A block of data

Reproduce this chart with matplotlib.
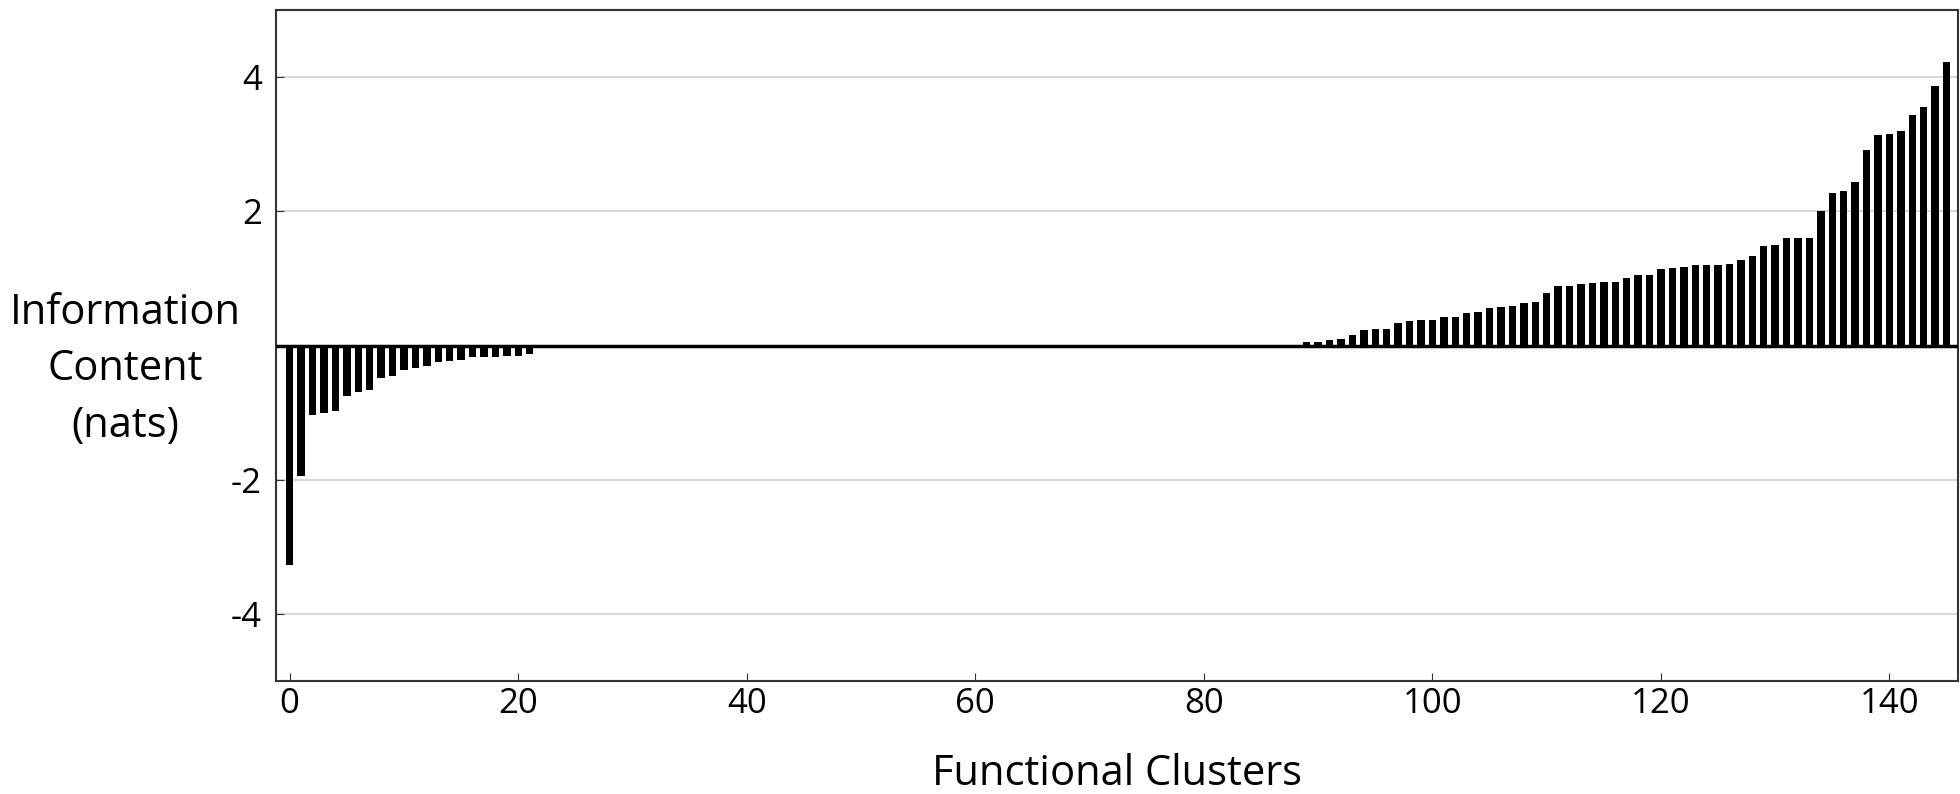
import matplotlib
matplotlib.use("Agg")
import matplotlib.pyplot as plt
import numpy as np

# information content per functional cluster (nats), sorted
negative_ic = [-3.27, -1.95, -1.03, -1.00, -0.98, -0.75, -0.69, -0.67, -0.48, -0.45,
               -0.36, -0.34, -0.30, -0.24, -0.23, -0.21, -0.17, -0.17, -0.17, -0.16,
               -0.16, -0.13]
zero_count = 67  # clusters 22..88
positive_ic = [0.05, 0.05, 0.08, 0.10, 0.15, 0.23, 0.25, 0.25, 0.33, 0.37,
               0.38, 0.38, 0.42, 0.42, 0.48, 0.50, 0.56, 0.58, 0.59, 0.63,
               0.65, 0.78, 0.89, 0.89, 0.91, 0.93, 0.94, 0.94, 1.00, 1.05,
               1.05, 1.14, 1.16, 1.17, 1.20, 1.20, 1.20, 1.21, 1.27, 1.33,
               1.49, 1.50, 1.60, 1.60, 1.60, 2.00, 2.27, 2.30, 2.44, 2.92,
               3.13, 3.15, 3.19, 3.44, 3.55, 3.86, 4.23]
values = np.array(negative_ic + [0.0] * zero_count + positive_ic)
clusters = np.arange(len(values))

y_ticks = [-4, -2, 2, 4]
x_ticks = [0, 20, 40, 60, 80, 100, 120, 140]

plt.rcParams["font.family"] = ["Open Sans", "DejaVu Sans"]

fig = plt.figure(figsize=(19.6, 7.94), dpi=100)
ax = fig.add_axes([0.1408, 0.1423, 0.8582, 0.8451])

for y in y_ticks:
    ax.axhline(y, color="#d9d9d9", lw=1.5, zorder=0)
ax.bar(clusters, values, width=0.65, color="black", zorder=2)
ax.axhline(0, color="black", lw=2.5, zorder=3)

ax.set_xlim(-1.2, 146)
ax.set_ylim(-5, 5)
ax.set_yticks(y_ticks)
ax.set_yticklabels([str(t) for t in y_ticks])
ax.set_xticks(x_ticks)
ax.tick_params(direction="in", labelsize=25, color="#333333", length=6)
ax.tick_params(axis="y", pad=10)
ax.tick_params(axis="x", pad=4)
for s in ax.spines.values():
    s.set_color("#333333")
    s.set_linewidth(1.5)

ax.set_xlabel("Functional Clusters", fontsize=30, labelpad=23)
fig.text(0.064, 0.535, "Information\nContent\n(nats)", fontsize=30,
         ha="center", va="center", linespacing=1.45)

fig.savefig("out.png", dpi=100)
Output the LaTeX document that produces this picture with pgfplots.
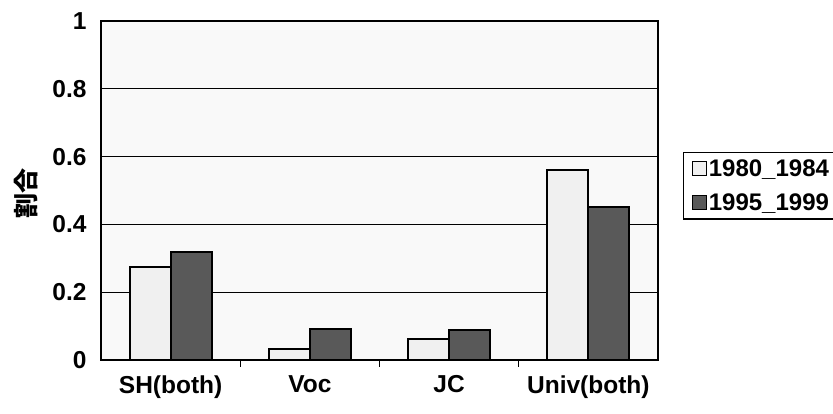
\documentclass[border=0pt]{standalone}
\usepackage{fontspec}
\setmainfont{Liberation Sans}
\newfontfamily\jp{Noto Sans CJK JP}
\usepackage{pgfplots}
\pgfplotsset{compat=1.18}
\pgfplotstableread{
x a b
0 0.275 0.318
1 0.032 0.090
2 0.062 0.088
3 0.560 0.450
}\datatab
\begin{document}
\begin{tikzpicture}
\useasboundingbox (-101pt,-54pt) rectangle (732pt,360pt);
\begin{axis}[
  at={(0,0)}, anchor=south west,
  scale only axis, width=557pt, height=339pt,
  xmin=-0.5, xmax=3.5, ymin=0, ymax=1,
  xtick={0,1,2,3}, xticklabels={SH(both),Voc,JC,Univ(both)},
  ytick={0,0.2,0.4,0.6,0.8,1}, yticklabels={0,0.2,0.4,0.6,0.8,1},
  ymajorgrids, major grid style={black, line width=1.1pt},
  axis line style={line width=1.6pt},
  axis background/.style={fill=gray!5},
  major tick length=0pt,
  minor xtick={0.5,1.5,2.5}, minor tick length=7pt, tick align=inside,
  xtick pos=bottom, ytick pos=left,
  minor tick style={black, line width=1pt},
  ybar=0pt, bar width=41pt,
  /pgf/number format/assume math mode=true,
  tick label style={font=\fontsize{24.5}{27}\selectfont\bfseries},
  yticklabel style={xshift=-11pt},
  xticklabel style={yshift=-12pt},
  ylabel={\jp\bfseries 割合},
  ylabel style={at={(axis description cs:-0.135,0.49)}, anchor=center, font=\fontsize{25}{28}\selectfont},
  legend style={at={(axis description cs:1.045,0.614)}, anchor=north west,
    draw=black, line width=1.2pt, fill=white,
    font=\fontsize{24}{27}\selectfont\bfseries, inner xsep=8pt, inner ysep=5pt,
    row sep=12pt},
  legend cell align=left,
  legend image code/.code={\draw[#1, line width=1.2pt] (0pt,-7pt) rectangle (14pt,7pt);},
]
\addplot[draw=black, line width=2pt, fill=gray!12] table[x=x, y=a] {\datatab};
\addplot[draw=black, line width=2pt, fill=black!65] table[x=x, y=b] {\datatab};
\legend{1980\_1984,1995\_1999}
\end{axis}
\end{tikzpicture}
\end{document}
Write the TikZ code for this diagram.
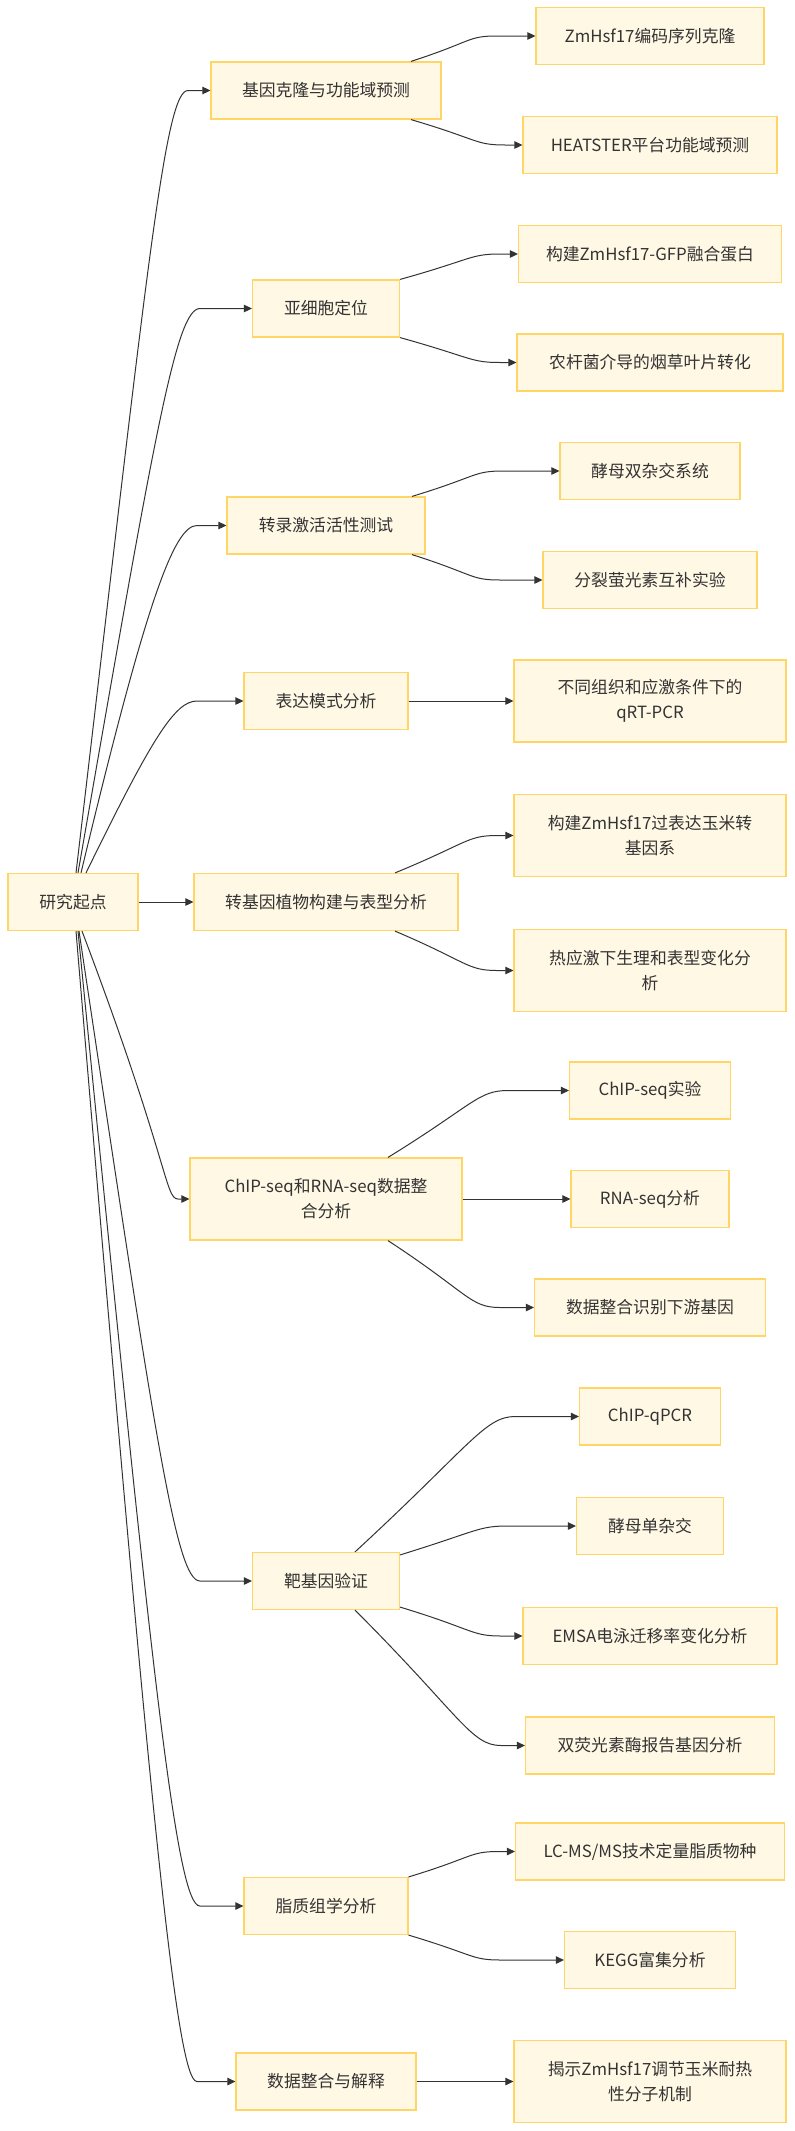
\documentclass[tikz,border=0pt]{standalone}
\usepackage{fontspec}
\newfontfamily\cjk{Noto Sans CJK SC}
\usepackage{tikz}
\usetikzlibrary{arrows.meta}
\definecolor{cfill}{HTML}{FFF8E5}
\definecolor{cedge}{HTML}{FFD666}
\definecolor{cline}{HTML}{333333}
\tikzset{
  box/.style={draw=cedge, line width=1.2pt, fill=cfill, minimum height=57pt, inner sep=2pt, align=center, text=cline, font=\cjk\fontsize{16.8pt}{25pt}\selectfont},
  tall/.style={box, minimum height=82pt},
  arr/.style={-{Triangle[length=8pt, width=7.5pt]}, line width=1pt, draw=cline},
}
\begin{document}
\begin{tikzpicture}[x=1pt,y=-1pt]
\useasboundingbox (0,0) rectangle (795,2131);
% start
\node[box, minimum width=130pt] (root) at (73,902) {研究起点};
% middle column
\node[box, minimum width=230pt] (m1) at (326,90.5) {基因克隆与功能域预测};
\node[box, minimum width=147pt] (m2) at (326,308.5) {亚细胞定位};
\node[box, minimum width=198pt] (m3) at (326,525.5) {转录激活活性测试};
\node[box, minimum width=164pt] (m4) at (326,701) {表达模式分析};
\node[box, minimum width=264pt] (m5) at (326,902) {转基因植物构建与表型分析};
\node[tall, minimum width=272pt] (m6) at (326,1199) {ChIP-seq和RNA-seq数据整\\合分析};
\node[box, minimum width=147pt] (m7) at (326,1581) {靶基因验证};
\node[box, minimum width=164pt] (m8) at (326,1906) {脂质组学分析};
\node[box, minimum width=180pt] (m9) at (326,2081.5) {数据整合与解释};
% right column
\node[box, minimum width=228pt] (r1) at (650,36) {ZmHsf17编码序列克隆};
\node[box, minimum width=254pt] (r2) at (650,145) {HEATSTER平台功能域预测};
\node[box, minimum width=263pt] (r3) at (650,254) {构建ZmHsf17-GFP融合蛋白};
\node[box, minimum width=266pt] (r4) at (650,362.5) {农杆菌介导的烟草叶片转化};
\node[box, minimum width=180pt] (r5) at (650,471) {酵母双杂交系统};
\node[box, minimum width=214pt] (r6) at (650,580) {分裂萤光素互补实验};
\node[tall, minimum width=272pt] (r7) at (650,701) {不同组织和应激条件下的\\qRT-PCR};
\node[tall, minimum width=272pt] (r8) at (650,835.5) {构建ZmHsf17过表达玉米转\\基因系};
\node[tall, minimum width=272pt] (r9) at (650,970.5) {热应激下生理和表型变化分\\析};
\node[box, minimum width=161pt] (r10) at (650,1090.5) {ChIP-seq实验};
\node[box, minimum width=158pt] (r11) at (650,1199) {RNA-seq分析};
\node[box, minimum width=231pt] (r12) at (650,1307.5) {数据整合识别下游基因};
\node[box, minimum width=141pt] (r13) at (650,1416.5) {ChIP-qPCR};
\node[box, minimum width=147pt] (r14) at (650,1526) {酵母单杂交};
\node[box, minimum width=254pt] (r15) at (650,1636) {EMSA电泳迁移率变化分析};
\node[box, minimum width=249pt] (r16) at (650,1745.5) {双荧光素酶报告基因分析};
\node[box, minimum width=269pt] (r17) at (650,1851.5) {LC-MS/MS技术定量脂质物种};
\node[box, minimum width=171pt] (r18) at (650,1960) {KEGG富集分析};
\node[tall, minimum width=272pt] (r19) at (650,2081.5) {揭示ZmHsf17调节玉米耐热\\性分子机制};
% start -> stages
\draw[arr] ([xshift=3pt]root.north) .. controls +(72,-611) and +(-23,0) .. (m1.west -| 188,0) -- (m1.west);
\draw[arr] ([xshift=5pt]root.north) .. controls +(77,-441) and +(-24,0) .. (m2.west -| 200,0) -- (m2.west);
\draw[arr] ([xshift=8pt]root.north) .. controls +(65,-271) and +(-23,0) .. (m3.west -| 197,0) -- (m3.west);
\draw[arr] ([xshift=13pt]root.north) .. controls +(66,-135) and +(-22,0) .. (m4.west -| 197,0) -- (m4.west);
\draw[arr] (root) -- (m5);
\draw[arr] ([xshift=9pt]root.south) .. controls +(87,230) and +(-13,0) .. (m6.west -| 178,0) -- (m6.west);
\draw[arr] ([xshift=6pt]root.south) .. controls +(76,507) and +(-24,0) .. (m7.west -| 200,0) -- (m7.west);
\draw[arr] ([xshift=5pt]root.south) .. controls +(75,761) and +(-23,0) .. (m8.west -| 200,0) -- (m8.west);
\draw[arr] ([xshift=3pt]root.south) .. controls +(75,898) and +(-20,0) .. (m9.west -| 197,0) -- (m9.west);
% stages -> tasks
\draw[arr] ([xshift=85pt]m1.north) .. controls +(62,-20) and +(-30,0) .. (r1.west -| 497,0) -- (r1.west);
\draw[arr] ([xshift=85pt]m1.south) .. controls +(68,20) and +(-30,0) .. (r2.west -| 505,0) -- (r2.west);
\draw[arr] (m2.north east) .. controls +(72,-20) and +(-30,0) .. (r3.west -| 500,0) -- (r3.west);
\draw[arr] (m2.south east) .. controls +(72,20) and +(-30,0) .. (r4.west -| 500,0) -- (r4.west);
\draw[arr] ([xshift=86pt]m3.north) .. controls +(66,-20) and +(-30,0) .. (r5.west -| 503,0) -- (r5.west);
\draw[arr] ([xshift=86pt]m3.south) .. controls +(63,20) and +(-30,0) .. (r6.west -| 500,0) -- (r6.west);
\draw[arr] (m4) -- (r7);
\draw[arr] ([xshift=69pt]m5.north) .. controls +(73,-30) and +(-30,0) .. (r8.west -| 497,0) -- (r8.west);
\draw[arr] ([xshift=69pt]m5.south) .. controls +(73,31) and +(-30,0) .. (r9.west -| 497,0) -- (r9.west);
\draw[arr] ([xshift=62pt]m6.north) .. controls +(86,-53) and +(-30,0) .. (r10.west -| 508,0) -- (r10.west);
\draw[arr] (m6) -- (r11);
\draw[arr] ([xshift=62pt]m6.south) .. controls +(81,53) and +(-30,0) .. (r12.west -| 500,0) -- (r12.west);
\draw[arr] ([xshift=29pt]m7.north) .. controls +(115,-106) and +(-30,0) .. (r13.west -| 515,0) -- (r13.west);
\draw[arr] ([yshift=-3pt]m7.north east) .. controls +(78,-24) and +(-30,0) .. (r14.west -| 508,0) -- (r14.west);
\draw[arr] ([yshift=3pt]m7.south east) .. controls +(73,22) and +(-30,0) .. (r15.west -| 501,0) -- (r15.west);
\draw[arr] ([xshift=29pt]m7.south) .. controls +(105,105) and +(-30,0) .. (r16.west -| 501,0) -- (r16.west);
\draw[arr] (m8.north east) .. controls +(66,-20) and +(-30,0) .. (r17.west -| 499,0) -- (r17.west);
\draw[arr] (m8.south east) .. controls +(67,20) and +(-30,0) .. (r18.west -| 501,0) -- (r18.west);
\draw[arr] (m9) -- (r19);
\end{tikzpicture}
\end{document}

*SHORT EXERCISE*. Find the word "code" in the entries, and copy every line it shows up in.

*TASK OUTPUT*.
  legend image code/.code={\draw[#1, line width=1.2pt] (0pt,-7pt) rectangle (14pt,7pt);},
Write the TikZ code for this diagram.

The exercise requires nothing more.